The practical rule is simple: use AI to accelerate analysis and execution, but keep accountability with business owners, architects, and governance bodies. In finance and operations standardization, the cost of an incorrect assumption can exceed the value of automation if controls or reporting logic are compromised.
What future-ready onboarding looks like for enterprise scalability
Future-ready onboarding creates a platform for continuous standardization rather than a one-time rollout. That means designing for enterprise scalability, acquisition integration, evolving compliance requirements, workflow automation, and richer operational analytics. It also means establishing customer lifecycle management practices that continue after go-live, including release governance, adoption reviews, control monitoring, and optimization planning.
Organizations that treat onboarding as the first stage of a managed operating model are better positioned to absorb growth without recreating fragmentation. They can standardize new entities faster, extend shared services more confidently, and evaluate automation opportunities from a stable process baseline.
Executive Conclusion
A SaaS ERP onboarding strategy for finance and operations standardization succeeds when it is led as a business transformation program with technical discipline, not as a software setup project with business input. The essential moves are clear: define the target operating model early, govern exceptions rigorously, design controls into workflows, migrate only trusted data, prepare users for new accountability, and treat operational readiness as a board-level risk topic rather than a project checklist.

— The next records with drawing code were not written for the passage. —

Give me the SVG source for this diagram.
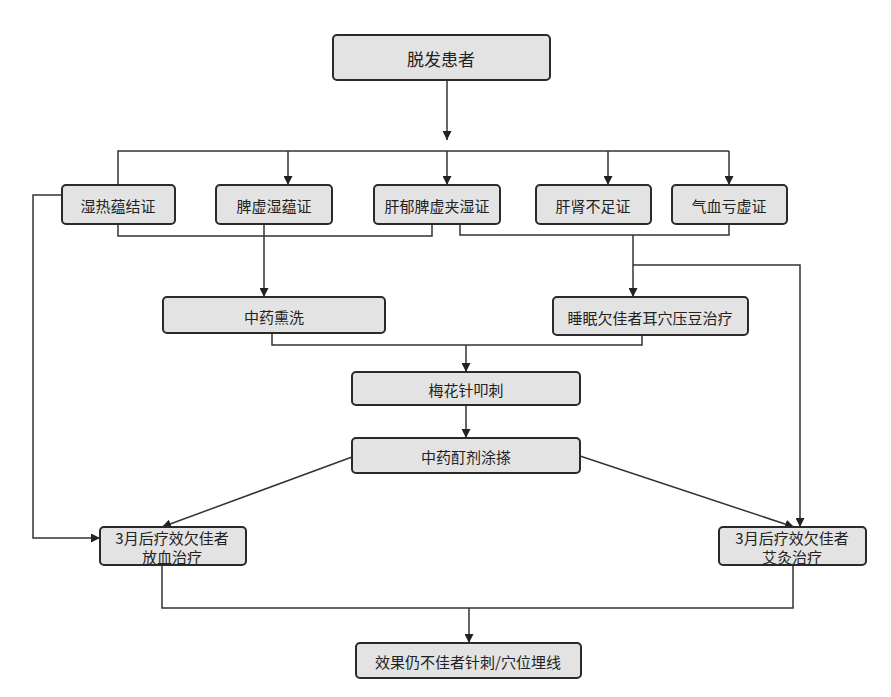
<svg xmlns="http://www.w3.org/2000/svg" width="891" height="697" viewBox="0 0 891 697">
<style>
.n rect{fill:#e3e3e3;stroke:#2a2a2a;stroke-width:2}
.n text{font-family:"Noto Sans CJK SC","Liberation Serif",serif;font-size:15px;fill:#222;text-anchor:middle;dominant-baseline:central}
.c{fill:none;stroke:#333;stroke-width:1.5}
</style>
<defs><marker id="a" viewBox="0 0 10 10" refX="10" refY="5" markerWidth="9" markerHeight="9" markerUnits="userSpaceOnUse" orient="auto"><path d="M0,0L10,5L0,10z" fill="#222"/></marker></defs>
<rect width="891" height="697" fill="#fff"/>
<g id="connectors" class="c">
<path d="M447,80V140" marker-end="url(#a)"/>
<path d="M118,185V151H729"/>
<path d="M288,151V185" marker-end="url(#a)"/>
<path d="M447,151V185" marker-end="url(#a)"/>
<path d="M608,151V185" marker-end="url(#a)"/>
<path d="M729,151V185" marker-end="url(#a)"/>
<path d="M118,224V236H432V224"/>
<path d="M264,224V297" marker-end="url(#a)"/>
<path d="M460,224V235H729V224"/>
<path d="M633,235V297" marker-end="url(#a)"/>
<path d="M633,265H800V527" marker-end="url(#a)"/>
<path d="M62,195H33V538H100" marker-end="url(#a)"/>
<path d="M272,333V345H642V335"/>
<path d="M466,345V372" marker-end="url(#a)"/>
<path d="M466,405V438" marker-end="url(#a)"/>
<path d="M352,457L162,527" marker-end="url(#a)"/>
<path d="M580,456L794,527" marker-end="url(#a)"/>
<path d="M162,565V608H793V565"/>
<path d="M469,608V643" marker-end="url(#a)"/>
</g>
<g id="n1" class="n"><rect x="333" y="35" width="217" height="45" rx="4"/><text x="441" y="58" style="font-size:17px">脱发患者</text></g>
<g id="n2" class="n"><rect x="62" y="185" width="113" height="39" rx="4"/><text x="118" y="205">湿热蕴结证</text></g>
<g id="n3" class="n"><rect x="216" y="185" width="116" height="39" rx="4"/><text x="274" y="205">脾虚湿蕴证</text></g>
<g id="n4" class="n"><rect x="374" y="185" width="126" height="39" rx="4"/><text x="437" y="205">肝郁脾虚夹湿证</text></g>
<g id="n5" class="n"><rect x="536" y="185" width="115" height="39" rx="4"/><text x="593" y="205">肝肾不足证</text></g>
<g id="n6" class="n"><rect x="672" y="185" width="115" height="39" rx="4"/><text x="729" y="205">气血亏虚证</text></g>
<g id="n7" class="n"><rect x="163" y="297" width="222" height="36" rx="4"/><text x="274" y="316">中药熏洗</text></g>
<g id="n8" class="n"><rect x="553" y="297" width="195" height="38" rx="4"/><text x="650" y="317">睡眠欠佳者耳穴压豆治疗</text></g>
<g id="n9" class="n"><rect x="352" y="372" width="228" height="33" rx="4"/><text x="466" y="389">梅花针叩刺</text></g>
<g id="n10" class="n"><rect x="352" y="438" width="228" height="35" rx="4"/><text x="466" y="456">中药酊剂涂搽</text></g>
<g id="n11" class="n"><rect x="100" y="527" width="146" height="38" rx="4"/><text x="172" y="537">3月后疗效欠佳者</text><text x="172" y="556">放血治疗</text></g>
<g id="n12" class="n"><rect x="719" y="527" width="147" height="38" rx="4"/><text x="792" y="537">3月后疗效欠佳者</text><text x="792" y="556">艾灸治疗</text></g>
<g id="n13" class="n"><rect x="356" y="643" width="225" height="35" rx="4"/><text x="468" y="661">效果仍不佳者针刺/穴位埋线</text></g>
</svg>
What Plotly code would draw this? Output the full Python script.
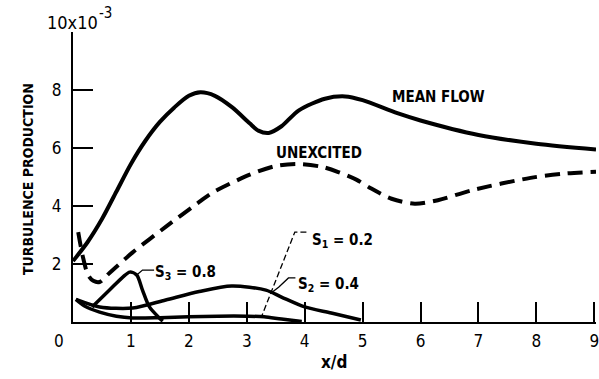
import plotly.graph_objects as go

# ---- data ----
mean_x = [0.0, 0.25, 0.5, 0.75, 1.0, 1.25, 1.5, 1.75, 2.0, 2.2, 2.45, 2.75, 3.05, 3.2, 3.38, 3.6, 3.9, 4.35, 4.7, 5.0, 5.6, 6.0, 7.0, 8.0, 9.03]
mean_y = [2.1, 2.75, 3.55, 4.5, 5.45, 6.25, 6.9, 7.4, 7.8, 7.92, 7.8, 7.4, 6.85, 6.6, 6.52, 6.75, 7.3, 7.7, 7.78, 7.65, 7.2, 6.95, 6.45, 6.15, 5.95]

unex_x = [0.09, 0.17, 0.26, 0.35, 0.46, 0.63, 1.03, 1.6, 2.18, 2.4, 3.04, 3.5, 3.9, 4.3, 4.58, 4.9, 5.15, 5.5, 5.9, 6.3, 6.9, 7.9, 8.5, 9.03]
unex_y = [3.1, 2.25, 1.62, 1.42, 1.38, 1.69, 2.4, 3.28, 4.14, 4.45, 5.07, 5.38, 5.45, 5.35, 5.17, 4.9, 4.6, 4.25, 4.08, 4.2, 4.55, 4.97, 5.12, 5.18]

s3_x = [0.33, 0.63, 0.86, 0.98, 1.1, 1.2, 1.32, 1.49, 1.55]
s3_y = [0.52, 1.1, 1.55, 1.72, 1.62, 1.1, 0.52, 0.14, 0.03]

s2_x = [0.05, 0.46, 1.03, 1.6, 2.18, 2.74, 3.33, 3.6, 4.0, 4.46, 4.97]
s2_y = [0.78, 0.52, 0.48, 0.76, 1.05, 1.24, 1.1, 0.86, 0.52, 0.31, 0.07]

s1_x = [0.05, 0.2, 0.46, 0.75, 1.03, 1.5, 2.0, 2.5, 3.0, 3.3, 3.6, 3.95]
s1_y = [0.78, 0.55, 0.34, 0.2, 0.14, 0.15, 0.18, 0.2, 0.2, 0.18, 0.1, 0.02]

x_ticks = [1, 2, 3, 4, 5, 6, 7, 8, 9]
y_ticks = [2, 4, 6, 8, 10]
y_ticktext = ["2", "4", "6", "8", ""]

# leader lines (annotation callouts)
lead_s1 = [(4.03, 3.1), (3.83, 3.1), (3.26, 0.21)]
lead_s2 = [(3.84, 1.52), (3.72, 1.52), (3.55, 1.2), (3.42, 1.0)]
lead_s3 = [(1.4, 1.79), (1.2, 1.79), (1.1, 1.62)]

FONT = "DejaVu Sans Condensed"
BLACK = "#000000"

fig = go.Figure()
solid = dict(color=BLACK, width=4, shape="spline", smoothing=0.8)
fig.add_trace(go.Scatter(x=mean_x, y=mean_y, mode="lines", line=solid, hoverinfo="skip"))
fig.add_trace(go.Scatter(x=unex_x, y=unex_y, mode="lines",
                         line=dict(color=BLACK, width=4, dash="15px,8px", shape="spline", smoothing=0.8),
                         hoverinfo="skip"))
fig.add_trace(go.Scatter(x=s3_x, y=s3_y, mode="lines", line=dict(color=BLACK, width=3.5, shape="spline", smoothing=0.8), hoverinfo="skip"))
fig.add_trace(go.Scatter(x=s2_x, y=s2_y, mode="lines", line=dict(color=BLACK, width=3.5, shape="spline", smoothing=0.8), hoverinfo="skip"))
fig.add_trace(go.Scatter(x=s1_x, y=s1_y, mode="lines", line=dict(color=BLACK, width=3.5, shape="spline", smoothing=0.8), hoverinfo="skip"))

def path_of(pts):
    return "M " + " L ".join(f"{x},{y}" for x, y in pts)

fig.add_shape(type="path", path=path_of(lead_s1), xref="x", yref="y",
              line=dict(color=BLACK, width=1.3, dash="6px,3px"))
fig.add_shape(type="path", path=path_of(lead_s2), xref="x", yref="y",
              line=dict(color=BLACK, width=1.3))
fig.add_shape(type="path", path=path_of(lead_s3), xref="x", yref="y",
              line=dict(color=BLACK, width=1.3))

lab = dict(family=FONT, size=15, color=BLACK, weight="bold")
slab = dict(family=FONT, size=15, color=BLACK, weight="bold")
ann = [
    dict(text="MEAN FLOW", x=(441 - 73) / 58.3, y=(322 - 97) / 29, f=lab, xa="center"),
    dict(text="UNEXCITED", x=(321 - 73) / 58.3, y=(322 - 153) / 29, f=lab, xa="center"),
    dict(text="S<sub>1</sub> = 0.2", x=(312 - 73) / 58.3, y=(322 - 240) / 29, f=slab, xa="left"),
    dict(text="S<sub>2</sub> = 0.4", x=(297 - 73) / 58.3, y=(322 - 284) / 29, f=slab, xa="left"),
    dict(text="S<sub>3</sub> = 0.8", x=(154 - 73) / 58.3, y=(322 - 272) / 29, f=slab, xa="left"),
]
for a in ann:
    fig.add_annotation(text=a["text"], x=a["x"], y=a["y"], xref="x", yref="y",
                       showarrow=False, font=a["f"], xanchor=a["xa"], yanchor="middle")

fig.add_annotation(text="TURBULENCE PRODUCTION", xref="paper", x=0, xshift=-55,
                   yref="y", y=(322 - 179) / 29, textangle=-90, showarrow=False,
                   font=dict(family=FONT, size=14, color=BLACK, weight="bold"))
fig.add_annotation(text="x/d", xref="x", x=(336 - 73) / 58.3, yref="paper", y=0, yshift=-40,
                   yanchor="middle", showarrow=False,
                   font=dict(family=FONT, size=17, color=BLACK, weight="bold"))
fig.add_annotation(text="0", xref="x", x=0, xshift=-14, yref="paper", y=0, yshift=-19,
                   yanchor="middle", showarrow=False,
                   font=dict(family=FONT, size=17, color=BLACK))
fig.add_annotation(text="10x10", xref="x", x=0, xshift=-28, xanchor="left",
                   yref="y", y=10, yshift=10, yanchor="middle",
                   showarrow=False, font=dict(family=FONT, size=18, color=BLACK))
fig.add_annotation(text="-3", xref="x", x=0, xshift=24, xanchor="left",
                   yref="y", y=10, yshift=19, yanchor="middle",
                   showarrow=False, font=dict(family=FONT, size=15, color=BLACK))

fig.update_xaxes(range=[0, 9.03], showgrid=False, zeroline=False, showline=True,
                 linecolor=BLACK, linewidth=2, ticks="inside", ticklen=20, tickwidth=2,
                 tickcolor=BLACK, tickvals=x_ticks, ticklabelstandoff=3,
                 ticklabeloverflow="allow",
                 tickfont=dict(family=FONT, size=17, color=BLACK))
fig.update_yaxes(range=[0, 10], showgrid=False, zeroline=False, showline=True,
                 linecolor=BLACK, linewidth=2, ticks="inside", ticklen=20, tickwidth=2,
                 tickcolor=BLACK, tickvals=y_ticks, ticktext=y_ticktext, ticklabelstandoff=6,
                 tickfont=dict(family=FONT, size=17, color=BLACK))

fig.update_layout(width=599, height=379, margin=dict(l=73, r=0, t=32, b=57),
                  paper_bgcolor="white", plot_bgcolor="white", showlegend=False)

fig.write_html("out.html")
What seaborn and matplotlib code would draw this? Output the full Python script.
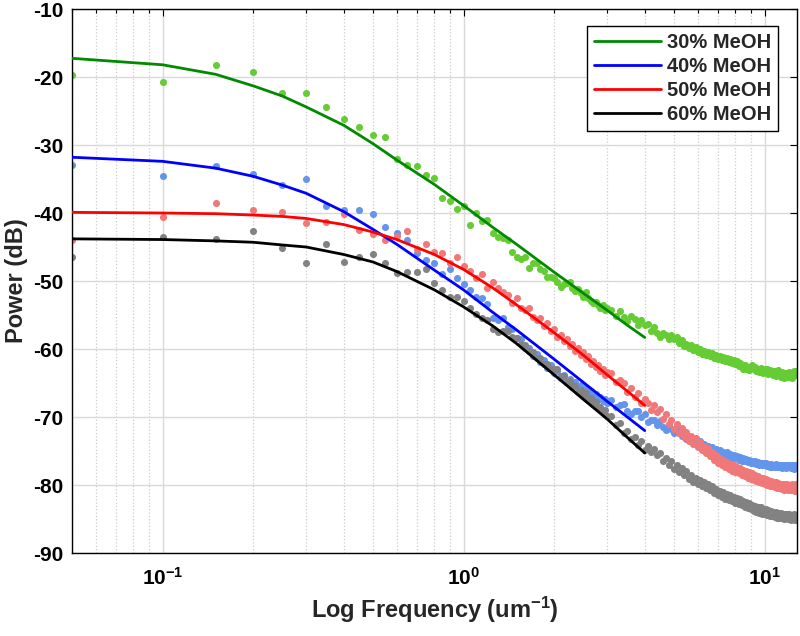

For enterprise leaders, the return on this approach is not limited to implementation efficiency. It creates stronger reporting consistency, lower process complexity, better compliance posture, and a more scalable foundation for growth. For partners, it creates a repeatable delivery framework that supports customer success, managed services, and white-label expansion. The organizations that win are those that standardize with intent, onboard with discipline, and optimize continuously after go-live.